Zero Gravity Solutions, Inc.
Guidelines for Handling Issues

Relating to the Company’s Code of Ethics

In order to ensure the full effectiveness of the Company’s Code of Ethics (the “Code”), the Company has developed guidelines for resolving issues, complaints or questions, which relate to or arise, out of the Code.

1. The Audit Committee shall, as a group, be responsible for:

    1. Administering the Code;
    2. Communicating with Employees and Directors, about the Code, and about their obligations under the Code;
    3. Handling (either personally or through supervision of others) issues, complaints
      or questions regarding the Code, including complaints made through the confidential hotline established pursuant to the Code;
    4. Communicating with the Audit Committee, regarding violations or suspected violations of the Code; and
    5. Maintaining a written log of all complaints received by the Ethics

2. The Chair of the Audit Committee shall report to the full committee, on a regular basis, in a manner designated by the Audit Committee regarding issues, complaints and/or violations of the Code.

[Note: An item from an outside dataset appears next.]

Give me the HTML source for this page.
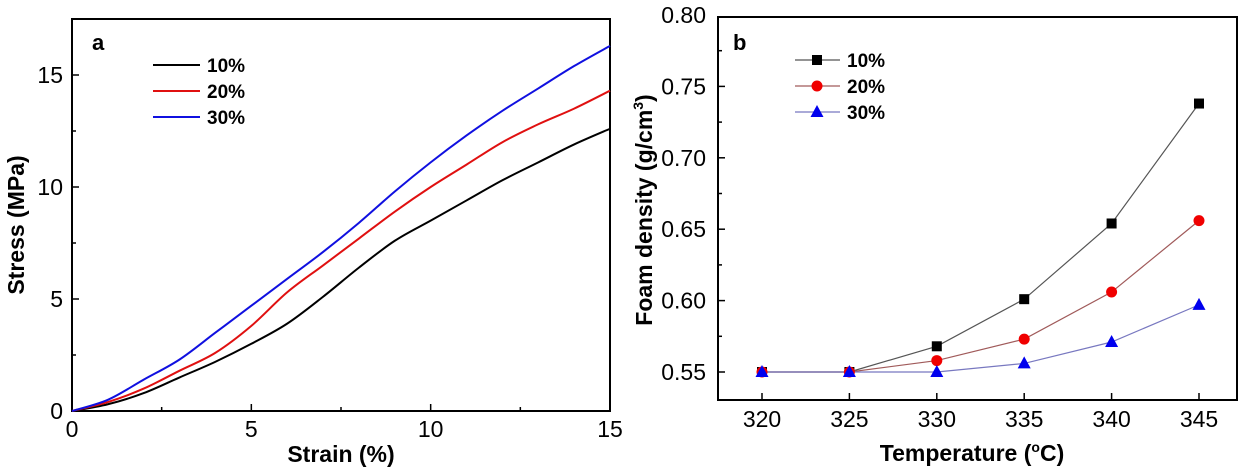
<!DOCTYPE html>
<html><head><meta charset="utf-8"><style>
body{margin:0;background:#fff}
svg{display:block;font-family:"Liberation Sans",Arial,sans-serif}
</style></head><body>
<svg id="svg" width="1243" height="469" viewBox="0 0 1243 469"></svg>
<script>
const strainX=[0,1,2,3,4,5,6,7,8,9,10,11,12,13,14,15];
const stress10=[0,0.3,0.8,1.5,2.2,3.0,3.9,5.1,6.4,7.6,8.5,9.4,10.3,11.1,11.9,12.6];
const stress20=[0,0.4,1.0,1.8,2.6,3.8,5.3,6.5,7.7,8.9,10.0,11.0,12.0,12.8,13.5,14.3];
const stress30=[0,0.5,1.4,2.3,3.5,4.7,5.9,7.1,8.4,9.8,11.1,12.3,13.4,14.4,15.4,16.3];
const aXTicks=[0,5,10,15];
const aYTicks=[0,5,10,15];
const temps=[320,325,330,335,340,345];
const dens10=[0.55,0.55,0.568,0.601,0.654,0.738];
const dens20=[0.55,0.55,0.558,0.573,0.606,0.656];
const dens30=[0.55,0.55,0.55,0.556,0.571,0.597];
const bXTicks=[320,325,330,335,340,345];
const bYTicks=["0.55","0.60","0.65","0.70","0.75","0.80"];

const NS="http://www.w3.org/2000/svg";
const svg=document.getElementById('svg');
function mk(tag,attrs,parent,text){const e=document.createElementNS(NS,tag);for(const k in attrs)e.setAttribute(k,attrs[k]);if(text!==undefined)e.textContent=text;(parent||svg).appendChild(e);return e;}

// ---- Chart a ----
const ax=v=>72+v*(610-72)/15;
const ay=v=>411-v*(411-75)/15;
const ga=mk('g',{});


const boxA=mk('rect',{x:72,y:19,width:538,height:392,fill:'none',stroke:'#000','stroke-width':2},ga);


for(let v=0;v<=15;v+=2.5){
  const t=mk('line',{x1:ax(v),x2:ax(v),y1:411,y2:411-(v%5===0?7:4),stroke:'#000','stroke-width':1.5},ga);
  
  
}
for(let v=0;v<=17;v+=2.5){
  const t=mk('line',{x1:72,x2:72+(v%5===0?7:4),y1:ay(v),y2:ay(v),stroke:'#000','stroke-width':1.5},ga);
  
  
}
aXTicks.forEach(v=>{const t=mk('text',{x:ax(v),y:437,'font-size':23,'text-anchor':'middle'},ga,String(v));
  });
aYTicks.forEach(v=>{const t=mk('text',{x:63,y:ay(v)+8,'font-size':23,'text-anchor':'end'},ga,String(v));
  });
function smooth(xs,ys,fx,fy){let d='';const P=xs.map((x,i)=>[fx(x),fy(ys[i])]);
  d='M'+P[0][0]+','+P[0][1];
  for(let i=0;i<P.length-1;i++){const p0=P[Math.max(i-1,0)],p1=P[i],p2=P[i+1],p3=P[Math.min(i+2,P.length-1)];
    const c1=[p1[0]+(p2[0]-p0[0])/6,p1[1]+(p2[1]-p0[1])/6],c2=[p2[0]-(p3[0]-p1[0])/6,p2[1]-(p3[1]-p1[1])/6];
    d+=` C${c1[0]},${c1[1]} ${c2[0]},${c2[1]} ${p2[0]},${p2[1]}`;}
  return d;}
[[stress10,'#000','curve-10'],[stress20,'#e01010','curve-20'],[stress30,'#1010e0','curve-30']].forEach(([s,c,n])=>{
  const p=mk('path',{d:smooth(strainX,s,ax,ay),fill:'none',stroke:c,'stroke-width':2},ga);
  });
const la=mk('text',{x:92,y:50,'font-size':22,'font-weight':'bold'},ga,'a');

[['10%','#000',65],['20%','#e01010',91],['30%','#1010e0',117]].forEach(([t,c,y])=>{
  const g=mk('g',{},ga);
  mk('line',{x1:153,x2:200,y1:y,y2:y,stroke:c,'stroke-width':2},g);
  mk('text',{x:207,y:y+7,'font-size':19,'font-weight':'bold'},g,t);});
const xta=mk('text',{x:341,y:462,'font-size':23,'font-weight':'bold','text-anchor':'middle'},ga,'Strain (%)');

const yta=mk('text',{x:0,y:0,'font-size':23,'font-weight':'bold','text-anchor':'middle',transform:'translate(24,225) rotate(-90)'},ga,'Stress (MPa)');


// ---- Chart b ----
const bx=v=>762+(v-320)*(1199-762)/25;
const by=v=>372-(v-0.55)*(372-15)/0.25;
const gb=mk('g',{});


const boxB=mk('rect',{x:718,y:17,width:519,height:383,fill:'none',stroke:'#000','stroke-width':2},gb);


bXTicks.forEach(v=>{
  const t=mk('line',{x1:bx(v),x2:bx(v),y1:400,y2:393,stroke:'#000','stroke-width':1.5},gb);
  
  const l=mk('text',{x:bx(v),y:427,'font-size':23,'text-anchor':'middle'},gb,String(v));
  });
for(let i=0;i<=10;i++){const v=0.55+i*0.025-0.025;
  if(v<0.53)continue;
  const t=mk('line',{x1:718,x2:718+(i%2===1?7:4),y1:by(v),y2:by(v),stroke:'#000','stroke-width':1.5},gb);
  }
bYTicks.forEach(s=>{const l=mk('text',{x:706,y:by(parseFloat(s))+8,'font-size':23,'text-anchor':'end'},gb,s);
  });
const series=[[dens10,'#555','#000','sq','series-10'],[dens20,'#a05a5a','#f00000','ci','series-20'],[dens30,'#7878c0','#0000ee','tr','series-30']];
series.forEach(([d,lc])=>{
  const pl=mk('polyline',{points:temps.map((t,i)=>bx(t)+','+by(d[i])).join(' '),fill:'none',stroke:lc,'stroke-width':1.2},gb);
  });
function marker(type,x,y,c,g){let m;
  if(type==='sq')m=mk('rect',{x:x-5,y:y-5,width:10,height:10,fill:c},g);
  else if(type==='ci')m=mk('circle',{cx:x,cy:y,r:5.5,fill:c},g);
  else m=mk('polygon',{points:`${x},${y-7} ${x-6.5},${y+5} ${x+6.5},${y+5}`,fill:c},g);
  return m;}
series.forEach(([d,lc,mc,type,n])=>{temps.forEach((t,i)=>{
  const m=marker(type,bx(t),by(d[i]),mc,gb);
  });});
const lb=mk('text',{x:733,y:50,'font-size':22,'font-weight':'bold'},gb,'b');

[['10%','#555','#000','sq',60],['20%','#a05a5a','#f00000','ci',86],['30%','#7878c0','#0000ee','tr',112]].forEach(([t,lc,mc,type,y])=>{
  const g=mk('g',{},gb);
  mk('line',{x1:795,x2:840,y1:y,y2:y,stroke:lc,'stroke-width':1.2},g);
  marker(type,817,y,mc,g);
  mk('text',{x:847,y:y+7,'font-size':19,'font-weight':'bold'},g,t);});
const xtb=mk('text',{x:972,y:461,'font-size':23,'font-weight':'bold','text-anchor':'middle'},gb);

xtb.innerHTML='Temperature (<tspan dy="-9" font-size="14">o</tspan><tspan dy="9">C)</tspan>';
const ytb=mk('text',{x:0,y:0,'font-size':23,'font-weight':'bold','text-anchor':'middle',transform:'translate(652,210) rotate(-90)'},gb);

ytb.innerHTML='Foam density (g/cm<tspan dy="-9" font-size="14">3</tspan><tspan dy="9">)</tspan>';
</script>
</body></html>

However, the Chair shall immediately report to the Audit Committee, in the event of the following:

    1. Complaints or concerns regarding the accuracy of the Company’s reported financial statements; or
    2. Complaints or concerns regarding violations or suspected violations of the Code
      by any Director, executive officer, the Controller, General Counsel, the Ethics Officer(s), or the head of human resources, security, facilities, investor relations or government relations departments.